SOURCE EXCERPT
════════
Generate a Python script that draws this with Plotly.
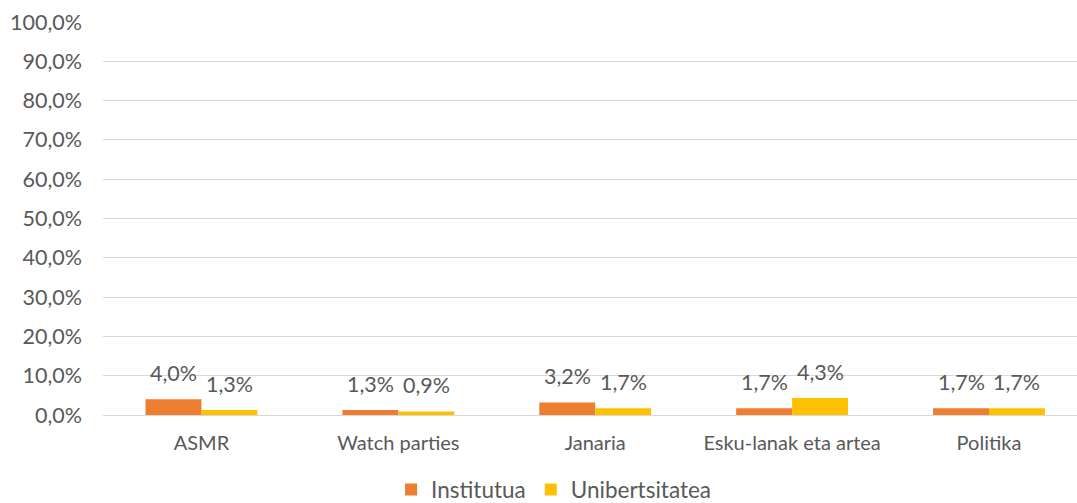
import plotly.graph_objects as go

categories = ["ASMR", "Watch parties", "Janaria", "Esku-lanak eta artea", "Politika"]
institutua = [4.0, 1.3, 3.2, 1.7, 1.7]
unibertsitatea = [1.3, 0.9, 1.7, 4.3, 1.7]
series_names = ["Institutua", "Unibertsitatea"]
series_colors = ["#ED7D31", "#FFC000"]

FONT = "Lato"
GREY = "#595959"
BAR_W = 0.284  # width of one bar in category units


def pct(v):
    return f"{v:.1f}".replace(".", ",") + "%"


fig = go.Figure()
for name, vals, col in zip(series_names, [institutua, unibertsitatea], series_colors):
    fig.add_trace(go.Bar(
        x=list(range(len(categories))), y=vals, name=name,
        marker=dict(color=col, line=dict(width=0)),
        width=BAR_W,
    ))

# value labels above each bar
annotations = []
for k, (vals, sign) in enumerate([(institutua, -1), (unibertsitatea, 1)]):
    for i, v in enumerate(vals):
        annotations.append(dict(
            x=i + sign * BAR_W / 2, y=v, xref="x", yref="y",
            text=pct(v), showarrow=False, yanchor="bottom", yshift=11,
            font=dict(family=FONT, size=21.5, color=GREY),
        ))

fig.update_layout(
    barmode="group",
    bargap=0.432,
    bargroupgap=0,
    width=1077, height=503,
    margin=dict(l=103, r=0, t=22, b=88, autoexpand=False),
    paper_bgcolor="white", plot_bgcolor="white",
    font=dict(family=FONT, color=GREY),
    annotations=annotations,
    showlegend=True,
    legend=dict(orientation="h", xref="container", x=0.514, xanchor="center",
                yref="container", y=0.026, yanchor="middle",
                font=dict(family=FONT, size=22.5, color=GREY),
                itemwidth=30, traceorder="normal"),
    xaxis=dict(
        range=[-0.5, 4.447],
        tickmode="array", tickvals=list(range(len(categories))), ticktext=categories,
        showgrid=False, zeroline=False, showline=False, ticks="",
        tickfont=dict(family=FONT, size=20, color=GREY),
        ticklabelstandoff=14,
    ),
    yaxis=dict(
        range=[0, 100], dtick=10, tickformat=".1f", ticksuffix="%",
        showgrid=True, gridcolor="#D9D9D9", gridwidth=1,
        zeroline=True, zerolinecolor="#D9D9D9", zerolinewidth=1,
        showline=False, ticks="",
        tickfont=dict(family=FONT, size=21.5, color=GREY),
        ticklabelstandoff=20,
    ),
    separators=",.",
)

fig.write_html("out.html")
════════
WHAT THE TASK REQUIRES
Omit the pictures, then quote the rest of the material above exactly.

REPLY
Generate a Python script that draws this with Plotly.
import plotly.graph_objects as go

categories = ["ASMR", "Watch parties", "Janaria", "Esku-lanak eta artea", "Politika"]
institutua = [4.0, 1.3, 3.2, 1.7, 1.7]
unibertsitatea = [1.3, 0.9, 1.7, 4.3, 1.7]
series_names = ["Institutua", "Unibertsitatea"]
series_colors = ["#ED7D31", "#FFC000"]

FONT = "Lato"
GREY = "#595959"
BAR_W = 0.284  # width of one bar in category units


def pct(v):
    return f"{v:.1f}".replace(".", ",") + "%"


fig = go.Figure()
for name, vals, col in zip(series_names, [institutua, unibertsitatea], series_colors):
    fig.add_trace(go.Bar(
        x=list(range(len(categories))), y=vals, name=name,
        marker=dict(color=col, line=dict(width=0)),
        width=BAR_W,
    ))

# value labels above each bar
annotations = []
for k, (vals, sign) in enumerate([(institutua, -1), (unibertsitatea, 1)]):
    for i, v in enumerate(vals):
        annotations.append(dict(
            x=i + sign * BAR_W / 2, y=v, xref="x", yref="y",
            text=pct(v), showarrow=False, yanchor="bottom", yshift=11,
            font=dict(family=FONT, size=21.5, color=GREY),
        ))

fig.update_layout(
    barmode="group",
    bargap=0.432,
    bargroupgap=0,
    width=1077, height=503,
    margin=dict(l=103, r=0, t=22, b=88, autoexpand=False),
    paper_bgcolor="white", plot_bgcolor="white",
    font=dict(family=FONT, color=GREY),
    annotations=annotations,
    showlegend=True,
    legend=dict(orientation="h", xref="container", x=0.514, xanchor="center",
                yref="container", y=0.026, yanchor="middle",
                font=dict(family=FONT, size=22.5, color=GREY),
                itemwidth=30, traceorder="normal"),
    xaxis=dict(
        range=[-0.5, 4.447],
        tickmode="array", tickvals=list(range(len(categories))), ticktext=categories,
        showgrid=False, zeroline=False, showline=False, ticks="",
        tickfont=dict(family=FONT, size=20, color=GREY),
        ticklabelstandoff=14,
    ),
    yaxis=dict(
        range=[0, 100], dtick=10, tickformat=".1f", ticksuffix="%",
        showgrid=True, gridcolor="#D9D9D9", gridwidth=1,
        zeroline=True, zerolinecolor="#D9D9D9", zerolinewidth=1,
        showline=False, ticks="",
        tickfont=dict(family=FONT, size=21.5, color=GREY),
        ticklabelstandoff=20,
    ),
    separators=",.",
)

fig.write_html("out.html")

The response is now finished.